## Begin DATA IN THIS EXERCISE

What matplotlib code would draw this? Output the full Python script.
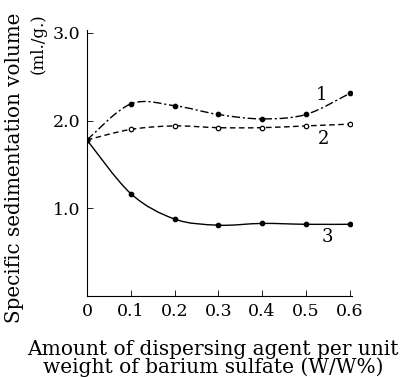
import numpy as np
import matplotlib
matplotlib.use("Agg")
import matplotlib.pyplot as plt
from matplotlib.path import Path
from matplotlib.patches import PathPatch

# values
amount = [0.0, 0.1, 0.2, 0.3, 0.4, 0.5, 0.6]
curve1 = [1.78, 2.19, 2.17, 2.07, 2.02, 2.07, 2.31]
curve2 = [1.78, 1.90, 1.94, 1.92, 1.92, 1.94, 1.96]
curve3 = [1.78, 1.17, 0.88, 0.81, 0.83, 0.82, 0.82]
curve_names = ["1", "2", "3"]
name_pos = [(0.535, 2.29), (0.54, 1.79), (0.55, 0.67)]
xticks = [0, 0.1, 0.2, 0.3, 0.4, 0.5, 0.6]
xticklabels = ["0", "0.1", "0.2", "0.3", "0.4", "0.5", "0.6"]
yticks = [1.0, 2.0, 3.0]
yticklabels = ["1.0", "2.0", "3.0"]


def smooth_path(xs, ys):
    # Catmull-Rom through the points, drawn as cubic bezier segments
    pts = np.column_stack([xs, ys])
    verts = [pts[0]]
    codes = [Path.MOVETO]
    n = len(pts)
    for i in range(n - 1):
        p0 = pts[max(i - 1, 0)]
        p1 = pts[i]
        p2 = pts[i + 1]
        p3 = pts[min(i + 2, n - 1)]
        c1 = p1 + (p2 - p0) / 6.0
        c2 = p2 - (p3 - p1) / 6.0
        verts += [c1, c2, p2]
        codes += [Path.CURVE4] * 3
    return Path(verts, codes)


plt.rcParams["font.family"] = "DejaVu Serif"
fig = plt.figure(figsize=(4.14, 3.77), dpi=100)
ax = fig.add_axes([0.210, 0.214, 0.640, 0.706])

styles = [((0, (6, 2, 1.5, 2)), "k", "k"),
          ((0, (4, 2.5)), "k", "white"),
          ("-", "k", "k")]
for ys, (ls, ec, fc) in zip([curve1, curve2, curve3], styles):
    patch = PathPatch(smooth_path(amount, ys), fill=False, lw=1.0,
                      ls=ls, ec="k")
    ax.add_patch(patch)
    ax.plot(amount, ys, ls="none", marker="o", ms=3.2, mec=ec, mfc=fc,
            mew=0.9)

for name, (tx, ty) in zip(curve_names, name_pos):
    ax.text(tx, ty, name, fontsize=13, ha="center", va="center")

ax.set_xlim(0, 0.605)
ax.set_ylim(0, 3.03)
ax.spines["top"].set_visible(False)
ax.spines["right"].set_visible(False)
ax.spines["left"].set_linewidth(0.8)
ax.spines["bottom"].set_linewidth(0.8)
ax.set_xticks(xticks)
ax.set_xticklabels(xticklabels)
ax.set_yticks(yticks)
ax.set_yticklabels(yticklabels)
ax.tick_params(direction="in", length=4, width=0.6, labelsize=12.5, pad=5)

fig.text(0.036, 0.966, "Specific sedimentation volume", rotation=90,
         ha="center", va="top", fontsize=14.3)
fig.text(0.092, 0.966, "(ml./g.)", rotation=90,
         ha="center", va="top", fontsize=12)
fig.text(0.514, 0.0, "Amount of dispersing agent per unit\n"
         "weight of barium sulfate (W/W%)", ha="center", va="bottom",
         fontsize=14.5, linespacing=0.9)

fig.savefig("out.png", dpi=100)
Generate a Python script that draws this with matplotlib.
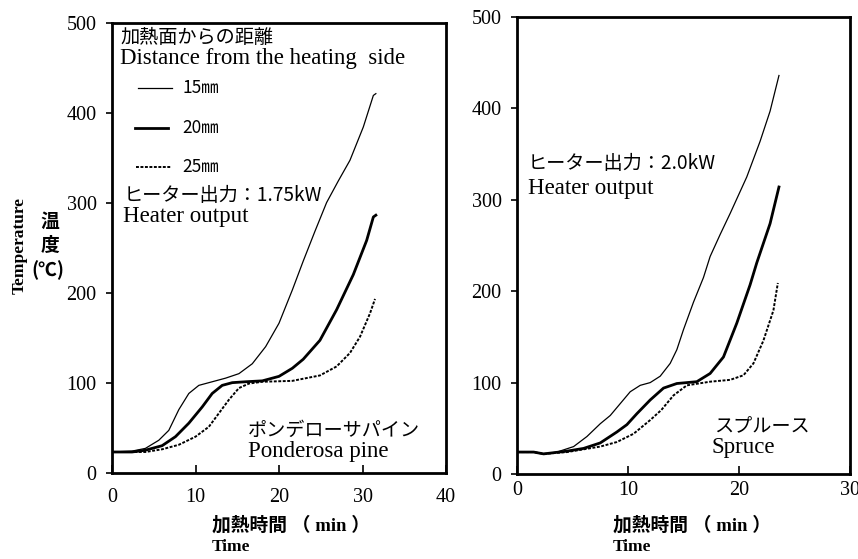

## End DATA IN THIS EXERCISE

Each line holding "script" must be found and copied.

* _FULL RESPONSE_:
What matplotlib code would draw this? Output the full Python script.
Generate a Python script that draws this with matplotlib.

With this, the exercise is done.